From the financial markets’ perspective, the proposal is preferable to the mooted alternative of a wholesale nationalisation of OFE assets. In May 2016, the Polish press reported that the funds would be merged into a single entity managed by PZU, the state-owned insurance company that also runs an OFE. In November, a report that the Ministry of Family, Labour and Social Policy, as part of its consultation response to Morawiecki’s plan, wanted all the OFE assets in the DFR, a policy favoured by ZUS.
Both moves would result in the state becoming a shareholder in numerous private companies. A significant number of them would have been foreign entities because of the number of dual listings on the WSE. This would have led to massive sell-offs.

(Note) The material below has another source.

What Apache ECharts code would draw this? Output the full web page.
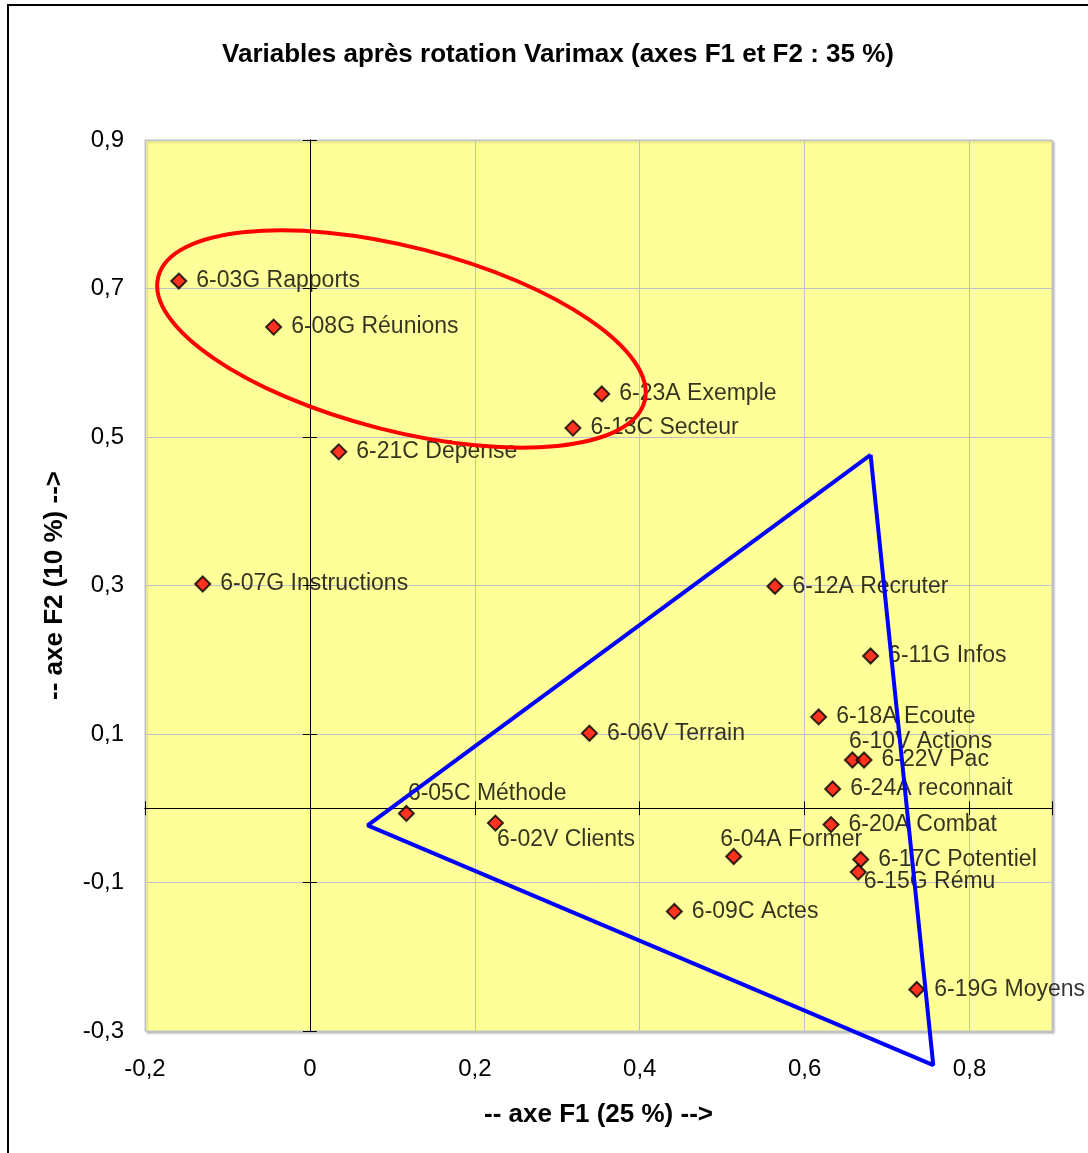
<!DOCTYPE html>
<html>
<head>
<meta charset="utf-8">
<title>Variables après rotation Varimax</title>
<script src="https://cdn.jsdelivr.net/npm/echarts@6/dist/echarts.min.js"></script>
<style>
  html, body { margin: 0; padding: 0; background: #ffffff; }
  #chart { width: 1088px; height: 1153px; }
</style>
</head>
<body>
<div id="chart"></div>
<script>
// Variable loadings on the two rotated factors
const variables = [
  '6-03G Rapports', '6-08G Réunions', '6-23A Exemple', '6-13C Secteur',
  '6-21C Dépense', '6-07G Instructions', '6-12A Recruter', '6-11G Infos',
  '6-18A Ecoute', '6-06V Terrain', '6-10V Actions', '6-22V Pac',
  '6-24A reconnait', '6-05C Méthode', '6-02V Clients', '6-20A Combat',
  '6-04A Former', '6-17C Potentiel', '6-15G Rému', '6-09C Actes',
  '6-19G Moyens'
];
const f1 = [
  -0.159, -0.044, 0.354, 0.319,
  0.035, -0.130, 0.564, 0.680,
  0.617, 0.339, 0.658, 0.672,
  0.634, 0.117, 0.225, 0.632,
  0.514, 0.668, 0.665, 0.442,
  0.736
];
const f2 = [
  0.710, 0.648, 0.558, 0.512,
  0.480, 0.302, 0.299, 0.205,
  0.123, 0.101, 0.065, 0.065,
  0.026, -0.007, -0.020, -0.022,
  -0.065, -0.069, -0.086, -0.139,
  -0.244
];

// Axis ranges and tick spacing
const xRange = [-0.2, 0.9];
const yRange = [-0.3, 0.9];
const tickStep = 0.2;

// Annotations: triangle grouping (F1, F2 vertices) and the circled group centre
const triangleVertices = [[0.680, 0.476], [0.070, -0.023], [0.756, -0.346]];
const ellipseCentre = [0.111, 0.632];

// Labels that sit away from the default right-hand position (pixel shifts)
const labelShift = {
  '6-10V Actions': [-21, -18],
  '6-05C Méthode': [-16, -20],
  '6-02V Clients': [-16, 17],
  '6-04A Former': [-31, -17],
  '6-15G Rému': [-12, 10]
};

const FONT = '"Liberation Sans", Arial, sans-serif';

function fmt(v) {
  if (Math.abs(v) < 1e-9) return '0';
  return v.toFixed(1).replace('.', ',');
}

const points = variables.map((name, i) => {
  const item = { name: name, value: [f1[i], f2[i]] };
  if (labelShift[name]) item.label = { offset: labelShift[name] };
  return item;
});

const triangleData = triangleVertices.concat([triangleVertices[0]]);

function valueAxis(range, extra) {
  return Object.assign({
    type: 'value',
    min: range[0],
    max: range[1],
    interval: tickStep,
    axisLine: { show: false, onZero: false },
    axisTick: { show: false },
    axisLabel: { show: false },
    splitLine: { show: false }
  }, extra);
}

const zeroLine = { show: true, onZero: true, lineStyle: { color: '#000000', width: 1 } };
const zeroTick = { show: true, length: 7, inside: false, lineStyle: { color: '#000000', width: 1 } };

const chart = echarts.init(document.getElementById('chart'), null, { renderer: 'canvas' });

const option = {
  backgroundColor: '#ffffff',
  animation: false,
  title: {
    text: 'Variables après rotation Varimax (axes F1 et F2 : 35 %)',
    left: 553,
    top: 37,
    textAlign: 'center',
    textStyle: { fontFamily: FONT, fontSize: 26, fontWeight: 'bold', color: '#000000' }
  },
  grid: {
    left: 145, top: 140, width: 907, height: 891,
    show: true,
    backgroundColor: '#ffff99',
    borderColor: '#c4c4c4',
    borderWidth: 1,
    shadowColor: 'rgba(0,0,0,0.25)',
    shadowBlur: 2,
    shadowOffsetX: 2,
    shadowOffsetY: 2
  },
  xAxis: [
    valueAxis(xRange, {
      position: 'bottom',
      axisLabel: {
        show: true, formatter: fmt, margin: 26, showMaxLabel: false,
        fontFamily: FONT, fontSize: 24, color: '#000000'
      },
      splitLine: { show: true, lineStyle: { color: '#c0c0c8', width: 1 } },
      name: '-- axe F1 (25 %) -->',
      nameLocation: 'middle',
      nameGap: 71,
      nameTextStyle: { fontFamily: FONT, fontSize: 26, fontWeight: 'bold', color: '#000000' }
    }),
    valueAxis(xRange, { position: 'bottom', axisLine: zeroLine, axisTick: zeroTick }),
    valueAxis(xRange, { position: 'top', axisLine: zeroLine, axisTick: zeroTick })
  ],
  yAxis: [
    valueAxis(yRange, {
      position: 'left',
      axisLabel: {
        show: true, formatter: fmt, margin: 21,
        fontFamily: FONT, fontSize: 24, color: '#000000'
      },
      splitLine: { show: true, lineStyle: { color: '#c0c0c8', width: 1 } },
      name: '-- axe F2 (10 %) -->',
      nameLocation: 'middle',
      nameRotate: 90,
      nameGap: 77,
      nameTextStyle: { fontFamily: FONT, fontSize: 26, fontWeight: 'bold', color: '#000000' }
    }),
    valueAxis(yRange, { position: 'left', axisLine: zeroLine, axisTick: zeroTick }),
    valueAxis(yRange, { position: 'right', axisLine: zeroLine, axisTick: zeroTick })
  ],
  series: [
    {
      type: 'scatter',
      xAxisIndex: 0,
      yAxisIndex: 0,
      symbol: 'diamond',
      symbolSize: 15,
      itemStyle: { color: '#ff0000', borderColor: '#000000', borderWidth: 2 },
      label: {
        show: true,
        position: 'right',
        distance: 9,
        formatter: p => p.name,
        fontFamily: FONT,
        fontSize: 23,
        color: '#000000'
      },
      data: points,
      z: 3
    },
    {
      type: 'line',
      xAxisIndex: 0,
      yAxisIndex: 0,
      data: triangleData,
      symbol: 'none',
      clip: false,
      lineStyle: { color: '#0000ff', width: 4 },
      silent: true,
      z: 5
    }
  ],
  graphic: [
    {
      type: 'rect',
      id: 'frame',
      shape: { x: 8, y: 5, width: 1200, height: 1300 },
      style: { fill: 'none', stroke: '#000000', lineWidth: 2 },
      silent: true,
      z: 10
    }
  ]
};

chart.setOption(option);

// Red ellipse around the first group, centred in data space
const c = chart.convertToPixel({ xAxisIndex: 0, yAxisIndex: 0 }, ellipseCentre);
chart.setOption({
  graphic: [
    {
      type: 'ellipse',
      id: 'group-ring',
      x: c[0],
      y: c[1],
      rotation: -0.25,
      shape: { cx: 0, cy: 0, rx: 251, ry: 92 },
      style: { fill: 'none', stroke: '#ff0000', lineWidth: 4 },
      silent: true,
      z: 6
    }
  ]
});
</script>
</body>
</html>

These tensions are unresolved as the final decision will be made by parliament in the first quarter of 2017.
The Economic Development Ministry, which has denied any intention to nationalise OFE assets, envisages the new pensions system to be one of the drivers for Morawiecki’s Responsible Development Plan, an ambitious economic restructuring published in February 2016.
Because of the Plan’s requirement for stable and growing capital markets to finance growth-generating companies and technologies, Chłopek says there is a strong chance that the Capital Accumulation Programme will be introduced in 2018.
Government policies undo OFEs
One of the rationales for the pensions overhaul is that since the 2014 reforms the current second pillar has become unsustainable. Contribution inflows fell once the system was made voluntary, as only 2.5m of the 16m members continued to save their 2.92% contribution in the funds. The ‘slider’ incrementally placed the assets of workers with 10 or fewer years left until retirement into the first pillar. This resulted in an estimated net outflow of PLN1.8bn in 2015-16. The plan projects the figure to rise to PLN2.5bn in 2020 and PLN4.6bn by 2025.
High inflows of dividends have kept the OFEs cash positive to the tune of PLN2bn. They remain hampered by 2014 regulations that kept them largely invested in, and dependent on, the Warsaw Stock Exchange (WSE).
“Asset allocation strategy among OFEs has been stable for last two-and-a-half years, with average exposure to equities staying around 80%,” says Wojciech Rostworowski, chief investment officer of PKO BP Bankowy PTE. “During 2016, sector allocation was strongly affected by the events related to government policies, such as the introduction of a banking tax, discussions on a retail tax, currency loan regulations and making utility companies spend more on capex. High-volatility events like the Brexit referendum and US elections created opportunities for OFEs to buy some quality stocks on temporary panic but have not changed the overall approach.”
The main problem in 2016, says Grzegorz Chłopek, CEO of Nationale-Nederlan den PTE, was the poor return of the WSE’s WIG Poland stock index.
“As of late November 2016, we were close to zero and could even be negative, for the first time since Poland joined the EU in 2004,” he warns.
“A more important issue, according to Chłopek, is how companies can rebuild effectiveness because of the huge impact of government policies on the profitability of companies in sectors like banking, insurance and retail.”